Given information →
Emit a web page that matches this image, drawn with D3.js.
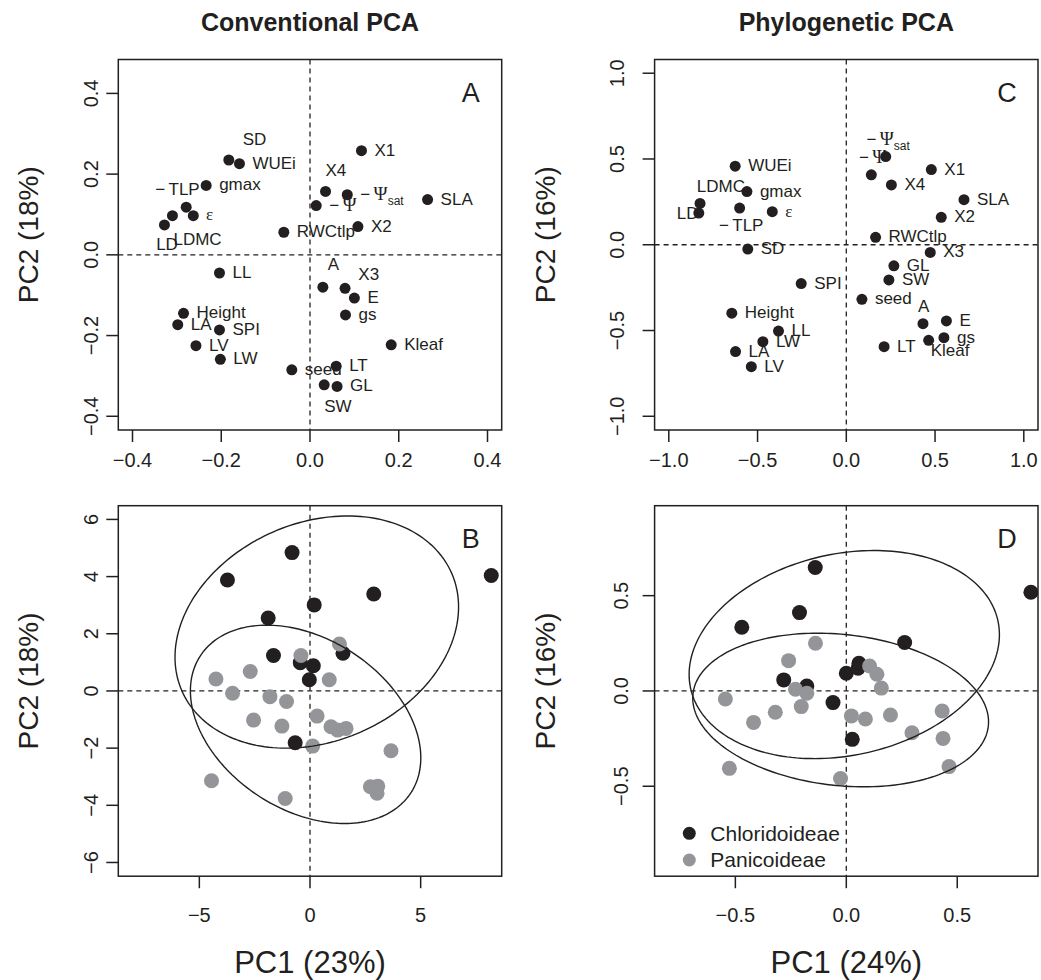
<!DOCTYPE html>
<html>
<head>
<meta charset="utf-8">
<script src="https://cdn.jsdelivr.net/npm/d3@7"></script>
<style>
body { margin: 0; background: #fff; }
svg { display: block; font-family: "Liberation Sans", Arial, sans-serif; }
</style>
</head>
<body>
<svg width="1041" height="980"></svg>
<script>
// trait loadings
var traitNames = ["SD", "WUEi", "gmax", "TLP", "eps", "LDMC", "LD", "RWCtlp", "Psi", "X4", "Psisat", "X1", "X2", "SLA",
                  "LL", "Height", "LA", "SPI", "LV", "LW", "seed", "LT", "GL", "SW", "A", "X3", "E", "gs", "Kleaf"];
var convPC1 = [-0.183, -0.159, -0.234, -0.279, -0.263, -0.310, -0.328, -0.059, 0.014, 0.035, 0.084, 0.116, 0.108, 0.265,
               -0.204, -0.285, -0.298, -0.204, -0.257, -0.202, -0.041, 0.059, 0.061, 0.032, 0.029, 0.079, 0.100, 0.080, 0.183];
var convPC2 = [0.235, 0.226, 0.172, 0.118, 0.097, 0.097, 0.074, 0.056, 0.122, 0.157, 0.149, 0.258, 0.070, 0.137,
               -0.045, -0.145, -0.173, -0.186, -0.225, -0.259, -0.285, -0.276, -0.326, -0.322, -0.080, -0.083, -0.107, -0.149, -0.223];
var phyloPC1 = [-0.555, -0.626, -0.560, -0.601, -0.417, -0.824, -0.831, 0.165, 0.141, 0.254, 0.222, 0.479, 0.535, 0.663,
                -0.382, -0.645, -0.624, -0.254, -0.535, -0.470, 0.088, 0.213, 0.268, 0.240, 0.432, 0.473, 0.564, 0.550, 0.464];
var phyloPC2 = [-0.025, 0.458, 0.310, 0.214, 0.193, 0.241, 0.185, 0.043, 0.408, 0.349, 0.514, 0.438, 0.160, 0.263,
                -0.503, -0.399, -0.623, -0.226, -0.711, -0.565, -0.318, -0.594, -0.123, -0.205, -0.460, -0.045, -0.444, -0.542, -0.557];

// species scores
var chlorConvPC1 = [-0.81, -3.73, 0.19, 2.88, -1.89, 8.19, -1.65, -0.44, 0.15, 1.49, -0.03, -0.67];
var chlorConvPC2 = [4.84, 3.88, 3.01, 3.39, 2.55, 4.04, 1.24, 0.99, 0.88, 1.32, 0.39, -1.81];
var paniConvPC1 = [-0.41, 1.33, -2.70, -4.25, 0.87, -3.50, -1.81, -1.06, -2.55, -1.27, 0.32, 0.95, 1.25, 1.63, 0.12, 3.66, -4.45, -1.12, 2.73, 3.06, 3.03];
var paniConvPC2 = [1.24, 1.64, 0.68, 0.42, 0.39, -0.08, -0.20, -0.37, -1.02, -1.23, -0.88, -1.25, -1.37, -1.31, -1.93, -2.09, -3.14, -3.76, -3.35, -3.33, -3.58];
var chlorPhyloPC1 = [-0.140, -0.211, -0.471, 0.263, 0.832, 0.000, 0.057, 0.053, -0.282, -0.178, -0.060, 0.027];
var chlorPhyloPC2 = [0.648, 0.411, 0.334, 0.254, 0.518, 0.093, 0.145, 0.119, 0.058, 0.026, -0.061, -0.254];
var paniPhyloPC1 = [-0.139, -0.260, 0.105, 0.138, 0.158, -0.229, -0.178, -0.545, -0.418, -0.320, -0.203, 0.023, 0.086, 0.199, 0.296, 0.432, 0.436, 0.463, -0.527, -0.026];
var paniPhyloPC2 = [0.250, 0.159, 0.131, 0.088, 0.015, 0.009, -0.012, -0.042, -0.165, -0.112, -0.082, -0.131, -0.147, -0.126, -0.219, -0.105, -0.249, -0.397, -0.406, -0.459];

var groupNames = ["Chloridoideae", "Panicoideae"];
var colTitles = ["Conventional PCA", "Phylogenetic PCA"];
var xTitles = ["PC1 (23%)", "PC1 (24%)"];
var yTitles = ["PC2 (18%)", "PC2 (16%)"];

// label offsets in px from each point (text start, vertical centre)
var nudgeA = {SD: [14, -21], TLP: [-31, -18], eps: [12.7, -2], LDMC: [1, 23], LD: [-8.3, 19], X4: [0, -21],
              SW: [0, 21.4], A: [5, -22.7], X3: [13.3, -14.4]};
var nudgeC = {LDMC: [-3.3, -17.7], LD: [-22, 0], TLP: [-20.7, 17], Psisat: [-19.3, -17.7], Psi: [-12.4, -17.6],
              A: [-5, -17.7], Kleaf: [2, 9.7]};

var ink = "#231f20";
var grey = "#939598";
var ellipseLevel = Math.sqrt(4.605); // chi-square, 2 df, 90%

var svg = d3.select("svg");
var boxW = 383.4, boxH = 370.5;

function extend(lim){
    var pad = (lim[1] - lim[0]) * 0.04;
    return [lim[0] - pad, lim[1] + pad];
}

function fmt(v, digits){
    var s = Math.abs(v).toFixed(digits);
    return v < 0 ? "\u2212" + s : s;
}

function drawFrame(p){
    var g = svg.append("g");
    var x = d3.scaleLinear().domain(extend(p.xlim)).range([p.left, p.left + boxW]);
    var y = d3.scaleLinear().domain(extend(p.ylim)).range([p.top + boxH, p.top]);
    var clipId = "clip" + p.letter;
    svg.append("clipPath").attr("id", clipId).append("rect")
        .attr("x", p.left).attr("y", p.top).attr("width", boxW).attr("height", boxH);

    var inner = g.append("g").attr("clip-path", "url(#" + clipId + ")");
    inner.append("line")
        .attr("x1", x(0)).attr("x2", x(0)).attr("y1", p.top).attr("y2", p.top + boxH)
        .attr("stroke", ink).attr("stroke-width", 1.3).attr("stroke-dasharray", "5,4");
    inner.append("line")
        .attr("x1", p.left).attr("x2", p.left + boxW).attr("y1", y(0)).attr("y2", y(0))
        .attr("stroke", ink).attr("stroke-width", 1.3).attr("stroke-dasharray", "5,4");

    g.append("rect")
        .attr("x", p.left).attr("y", p.top).attr("width", boxW).attr("height", boxH)
        .attr("fill", "none").attr("stroke", ink).attr("stroke-width", 1.5);

    var xa = g.selectAll(".xt").data(p.xTicks).enter().append("g").attr("class", "xt");
    xa.append("line")
        .attr("x1", function(d){ return x(d); }).attr("x2", function(d){ return x(d); })
        .attr("y1", p.top + boxH).attr("y2", p.top + boxH + 12)
        .attr("stroke", ink).attr("stroke-width", 1.5);
    xa.append("text")
        .attr("x", function(d){ return x(d); })
        .attr("y", p.top + boxH + p.xLabOff)
        .attr("dy", "0.35em")
        .attr("text-anchor", "middle")
        .attr("font-size", 20).attr("fill", ink)
        .text(function(d){ return fmt(d, p.digits); });

    var ya = g.selectAll(".yt").data(p.yTicks).enter().append("g").attr("class", "yt");
    ya.append("line")
        .attr("x1", p.left - 12).attr("x2", p.left)
        .attr("y1", function(d){ return y(d); }).attr("y2", function(d){ return y(d); })
        .attr("stroke", ink).attr("stroke-width", 1.5);
    ya.append("text")
        .attr("transform", function(d){ return "translate(" + (p.left - p.yLabOff) + "," + y(d) + ") rotate(-90)"; })
        .attr("dy", "0.35em")
        .attr("text-anchor", "middle")
        .attr("font-size", 20).attr("fill", ink)
        .text(function(d){ return fmt(d, p.digits); });

    g.append("text")
        .attr("x", p.left + boxW - 31).attr("y", p.top + 33)
        .attr("dy", "0.35em").attr("text-anchor", "middle")
        .attr("font-size", 27).attr("fill", ink)
        .text(p.letter);

    return {x: x, y: y, g: inner, top: g};
}

function writeLabel(t, name){
    var serif = "'Liberation Serif', 'DejaVu Serif', serif";
    if (name == "TLP"){
        t.append("tspan").text("\u2212\u2009TLP");
    } else if (name == "eps"){
        t.append("tspan").attr("font-family", serif).text("\u03b5");
    } else if (name == "Psi" || name == "Psisat"){
        t.append("tspan").text("\u2212\u2009");
        t.append("tspan").attr("font-family", serif).attr("font-size", 19).text("\u03a8");
        if (name == "Psisat"){
            t.append("tspan").attr("font-size", 12).attr("dy", 5).text("sat");
        }
    } else {
        t.append("tspan").text(name);
    }
}

function drawLoadings(fr, px, py, nudge){
    var pts = traitNames.map(function(n, i){ return {name: n, x: px[i], y: py[i]}; });
    fr.g.selectAll(".pt").data(pts).enter().append("circle")
        .attr("cx", function(d){ return fr.x(d.x); })
        .attr("cy", function(d){ return fr.y(d.y); })
        .attr("r", 5.5).attr("fill", ink);
    pts.forEach(function(d){
        var off = nudge[d.name] || [13, -1];
        var t = fr.top.append("text")
            .attr("x", fr.x(d.x) + off[0])
            .attr("y", fr.y(d.y) + off[1] + 6)
            .attr("font-size", 17).attr("fill", ink);
        writeLabel(t, d.name);
    });
}

function ellipsePoints(xs, ys){
    var n = xs.length;
    var mx = d3.mean(xs), my = d3.mean(ys);
    var a = 0, b = 0, d = 0;
    for (let i = 0; i < n; i++){
        a += (xs[i] - mx) * (xs[i] - mx);
        b += (xs[i] - mx) * (ys[i] - my);
        d += (ys[i] - my) * (ys[i] - my);
    }
    a /= n - 1; b /= n - 1; d /= n - 1;
    var l11 = Math.sqrt(a), l21 = b / l11, l22 = Math.sqrt(d - l21 * l21);
    var out = [];
    for (let k = 0; k < 200; k++){
        var t = 2 * Math.PI * k / 200;
        var u = ellipseLevel * Math.cos(t), v = ellipseLevel * Math.sin(t);
        out.push([mx + l11 * u, my + l21 * u + l22 * v]);
    }
    return out;
}

function drawScores(fr, groups){
    var line = d3.line()
        .x(function(d){ return fr.x(d[0]); })
        .y(function(d){ return fr.y(d[1]); })
        .curve(d3.curveLinearClosed);
    groups.forEach(function(gr){
        var pts = gr.xs.map(function(v, i){ return [v, gr.ys[i]]; });
        fr.g.append("g").selectAll("circle").data(pts).enter().append("circle")
            .attr("cx", function(d){ return fr.x(d[0]); })
            .attr("cy", function(d){ return fr.y(d[1]); })
            .attr("r", 7.5).attr("fill", gr.color);
    });
    groups.forEach(function(gr){
        fr.g.append("path")
            .attr("d", line(ellipsePoints(gr.xs, gr.ys)))
            .attr("fill", "none").attr("stroke", ink).attr("stroke-width", 1.4);
    });
}

var frA = drawFrame({letter: "A", left: 118.3, top: 59.5, xlim: [-0.4, 0.4], ylim: [-0.4, 0.45],
    xTicks: [-0.4, -0.2, 0, 0.2, 0.4], yTicks: [-0.4, -0.2, 0, 0.2, 0.4], digits: 1, xLabOff: 30, yLabOff: 27});
var frC = drawFrame({letter: "C", left: 654.6, top: 59.5, xlim: [-1, 1], ylim: [-1, 1],
    xTicks: [-1, -0.5, 0, 0.5, 1], yTicks: [-1, -0.5, 0, 0.5, 1], digits: 1, xLabOff: 30, yLabOff: 38});
var frB = drawFrame({letter: "B", left: 118.3, top: 505.7, xlim: [-8.02, 8.02], ylim: [-6, 6],
    xTicks: [-5, 0, 5], yTicks: [-6, -4, -2, 0, 2, 4, 6], digits: 0, xLabOff: 39, yLabOff: 27});
var frD = drawFrame({letter: "D", left: 654.6, top: 505.7, xlim: [-0.8, 0.8], ylim: [-0.9, 0.9],
    xTicks: [-0.5, 0, 0.5], yTicks: [-0.5, 0, 0.5], digits: 1, xLabOff: 39, yLabOff: 34});

drawLoadings(frA, convPC1, convPC2, nudgeA);
drawLoadings(frC, phyloPC1, phyloPC2, nudgeC);
drawScores(frB, [{xs: chlorConvPC1, ys: chlorConvPC2, color: ink}, {xs: paniConvPC1, ys: paniConvPC2, color: grey}]);
drawScores(frD, [{xs: chlorPhyloPC1, ys: chlorPhyloPC2, color: ink}, {xs: paniPhyloPC1, ys: paniPhyloPC2, color: grey}]);

// legend in D
var legColors = [ink, grey];
var leg = svg.append("g").selectAll("g").data(groupNames).enter().append("g")
    .attr("transform", function(d, i){ return "translate(" + (654.6 + 34.7) + "," + (833.3 + i * 26.7) + ")"; });
leg.append("circle").attr("r", 6.5).attr("fill", function(d, i){ return legColors[i]; });
leg.append("text").attr("x", 21).attr("dy", "0.35em").attr("font-size", 21).attr("fill", ink)
    .text(function(d){ return d; });

// titles
var colCentres = [118.3 + boxW / 2, 654.6 + boxW / 2];
svg.selectAll(".ct").data(colTitles).enter().append("text")
    .attr("x", function(d, i){ return colCentres[i]; }).attr("y", 31)
    .attr("text-anchor", "middle").attr("font-size", 25).attr("font-weight", "bold").attr("fill", ink)
    .text(function(d){ return d; });
svg.selectAll(".xtitle").data(xTitles).enter().append("text")
    .attr("x", function(d, i){ return colCentres[i]; }).attr("y", 973)
    .attr("text-anchor", "middle").attr("font-size", 31).attr("fill", ink)
    .text(function(d){ return d; });
var yTitleX = [28, 545];
var rowCentres = [59.5 + boxH / 2 - 10, 505.7 + boxH / 2 - 10];
[0, 1].forEach(function(col){
    rowCentres.forEach(function(cy){
        svg.append("text")
            .attr("transform", "translate(" + yTitleX[col] + "," + cy + ") rotate(-90)")
            .attr("dy", "0.35em").attr("text-anchor", "middle")
            .attr("font-size", 28).attr("fill", ink)
            .text(yTitles[col]);
    });
});
</script>
</body>
</html>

What to work on → Restate each line from the start of the listing through the line bearing "-0.444, -0.542, -0.557];" word for word. Drop the pictures.

Reply →
Emit a web page that matches this image, drawn with D3.js.
<!DOCTYPE html>
<html>
<head>
<meta charset="utf-8">
<script src="https://cdn.jsdelivr.net/npm/d3@7"></script>
<style>
body { margin: 0; background: #fff; }
svg { display: block; font-family: "Liberation Sans", Arial, sans-serif; }
</style>
</head>
<body>
<svg width="1041" height="980"></svg>
<script>
// trait loadings
var traitNames = ["SD", "WUEi", "gmax", "TLP", "eps", "LDMC", "LD", "RWCtlp", "Psi", "X4", "Psisat", "X1", "X2", "SLA",
                  "LL", "Height", "LA", "SPI", "LV", "LW", "seed", "LT", "GL", "SW", "A", "X3", "E", "gs", "Kleaf"];
var convPC1 = [-0.183, -0.159, -0.234, -0.279, -0.263, -0.310, -0.328, -0.059, 0.014, 0.035, 0.084, 0.116, 0.108, 0.265,
               -0.204, -0.285, -0.298, -0.204, -0.257, -0.202, -0.041, 0.059, 0.061, 0.032, 0.029, 0.079, 0.100, 0.080, 0.183];
var convPC2 = [0.235, 0.226, 0.172, 0.118, 0.097, 0.097, 0.074, 0.056, 0.122, 0.157, 0.149, 0.258, 0.070, 0.137,
               -0.045, -0.145, -0.173, -0.186, -0.225, -0.259, -0.285, -0.276, -0.326, -0.322, -0.080, -0.083, -0.107, -0.149, -0.223];
var phyloPC1 = [-0.555, -0.626, -0.560, -0.601, -0.417, -0.824, -0.831, 0.165, 0.141, 0.254, 0.222, 0.479, 0.535, 0.663,
                -0.382, -0.645, -0.624, -0.254, -0.535, -0.470, 0.088, 0.213, 0.268, 0.240, 0.432, 0.473, 0.564, 0.550, 0.464];
var phyloPC2 = [-0.025, 0.458, 0.310, 0.214, 0.193, 0.241, 0.185, 0.043, 0.408, 0.349, 0.514, 0.438, 0.160, 0.263,
                -0.503, -0.399, -0.623, -0.226, -0.711, -0.565, -0.318, -0.594, -0.123, -0.205, -0.460, -0.045, -0.444, -0.542, -0.557];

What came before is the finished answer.